▶ [Task brief]
Your job is to retype all of the data word for word, leaving every image out.

** Start Given material **

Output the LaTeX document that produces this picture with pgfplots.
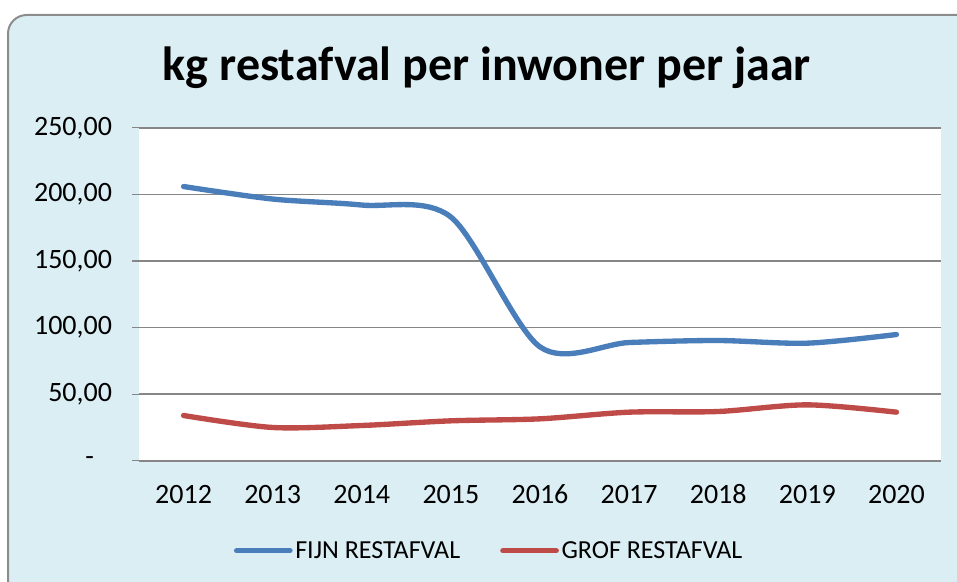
\documentclass[border=0pt]{standalone}
\usepackage{pgfplots}
\pgfplotsset{compat=1.18}
\usepackage{fontspec}
\setmainfont{Carlito}
\definecolor{bgblue}{HTML}{DBEEF4}
\definecolor{frame}{HTML}{8C8C8C}
\definecolor{gridc}{HTML}{868686}
\definecolor{fijn}{HTML}{4A7EBB}
\definecolor{grof}{HTML}{BE4B48}
\begin{document}
\begin{tikzpicture}[x=0.75pt,y=0.75pt]
\path[use as bounding box] (0,0) rectangle (957,582);
\begin{scope}
\clip (0,0) rectangle (957,582);
\draw[frame, line width=1.5pt, fill=bgblue, rounded corners=14pt] (8,567) rectangle (990,-30);
\end{scope}
\node[font=\fontsize{36}{42}\selectfont\bfseries] at (487,514) {kg restafval per inwoner per jaar};
\begin{axis}[
  at={(156,91)}, anchor=south west,
  scale only axis, width=601.5pt, height=249.75pt,
  xmin=-0.5, xmax=8.5, ymin=0, ymax=250,
  xtick={0,...,8},
  xticklabels={2012,2013,2014,2015,2016,2017,2018,2019,2020},
  ytick={0,50,...,250},
  yticklabels={\makebox[0.95em][l]{-},{50,00},{100,00},{150,00},{200,00},{250,00}},
  axis x line=bottom, axis y line=left,
  x axis line style={gridc, line width=1.5pt, -},
  y axis line style={draw=none},
  xtick style={draw=none},
  ytick style={gridc, line width=1pt},
  tick align=outside, major tick length=5pt,
  ymajorgrids, grid style={gridc, line width=1.2pt},
  axis background/.style={fill=white},
  /pgf/number format/assume math mode=true,
  ticklabel style={font=\fontsize{21}{25}\selectfont},
  yticklabel style={xshift=-11.7pt},
  xticklabel style={yshift=-9.5pt},
  legend columns=2,
  legend style={at={(axis description cs:0.437,-0.270)}, anchor=center, draw=none, fill=none,
    font=\fontsize{19.5}{23}\selectfont, /tikz/every even column/.append style={column sep=28pt}},
  legend image code/.code={\draw[#1, line cap=round] (0pt,0pt) -- (40pt,0pt);},
]
\addplot[fijn, line width=4pt, smooth, tension=0.5, line cap=round] coordinates {
(0,205.9) (1,196.5) (2,192) (3,183) (4,85.5) (5,88.8) (6,90.3) (7,88.3) (8,94.8)};
\addlegendentry{FIJN RESTAFVAL}
\addplot[grof, line width=4pt, smooth, tension=0.5, line cap=round] coordinates {
(0,34) (1,25) (2,26.5) (3,30) (4,31.5) (5,36.5) (6,37) (7,42) (8,36.5)};
\addlegendentry{GROF RESTAFVAL}
\end{axis}
\end{tikzpicture}
\end{document}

** End Given material **

▶ [The result]
Output the LaTeX document that produces this picture with pgfplots.
\documentclass[border=0pt]{standalone}
\usepackage{pgfplots}
\pgfplotsset{compat=1.18}
\usepackage{fontspec}
\setmainfont{Carlito}
\definecolor{bgblue}{HTML}{DBEEF4}
\definecolor{frame}{HTML}{8C8C8C}
\definecolor{gridc}{HTML}{868686}
\definecolor{fijn}{HTML}{4A7EBB}
\definecolor{grof}{HTML}{BE4B48}
\begin{document}
\begin{tikzpicture}[x=0.75pt,y=0.75pt]
\path[use as bounding box] (0,0) rectangle (957,582);
\begin{scope}
\clip (0,0) rectangle (957,582);
\draw[frame, line width=1.5pt, fill=bgblue, rounded corners=14pt] (8,567) rectangle (990,-30);
\end{scope}
\node[font=\fontsize{36}{42}\selectfont\bfseries] at (487,514) {kg restafval per inwoner per jaar};
\begin{axis}[
  at={(156,91)}, anchor=south west,
  scale only axis, width=601.5pt, height=249.75pt,
  xmin=-0.5, xmax=8.5, ymin=0, ymax=250,
  xtick={0,...,8},
  xticklabels={2012,2013,2014,2015,2016,2017,2018,2019,2020},
  ytick={0,50,...,250},
  yticklabels={\makebox[0.95em][l]{-},{50,00},{100,00},{150,00},{200,00},{250,00}},
  axis x line=bottom, axis y line=left,
  x axis line style={gridc, line width=1.5pt, -},
  y axis line style={draw=none},
  xtick style={draw=none},
  ytick style={gridc, line width=1pt},
  tick align=outside, major tick length=5pt,
  ymajorgrids, grid style={gridc, line width=1.2pt},
  axis background/.style={fill=white},
  /pgf/number format/assume math mode=true,
  ticklabel style={font=\fontsize{21}{25}\selectfont},
  yticklabel style={xshift=-11.7pt},
  xticklabel style={yshift=-9.5pt},
  legend columns=2,
  legend style={at={(axis description cs:0.437,-0.270)}, anchor=center, draw=none, fill=none,
    font=\fontsize{19.5}{23}\selectfont, /tikz/every even column/.append style={column sep=28pt}},
  legend image code/.code={\draw[#1, line cap=round] (0pt,0pt) -- (40pt,0pt);},
]
\addplot[fijn, line width=4pt, smooth, tension=0.5, line cap=round] coordinates {
(0,205.9) (1,196.5) (2,192) (3,183) (4,85.5) (5,88.8) (6,90.3) (7,88.3) (8,94.8)};
\addlegendentry{FIJN RESTAFVAL}
\addplot[grof, line width=4pt, smooth, tension=0.5, line cap=round] coordinates {
(0,34) (1,25) (2,26.5) (3,30) (4,31.5) (5,36.5) (6,37) (7,42) (8,36.5)};
\addlegendentry{GROF RESTAFVAL}
\end{axis}
\end{tikzpicture}
\end{document}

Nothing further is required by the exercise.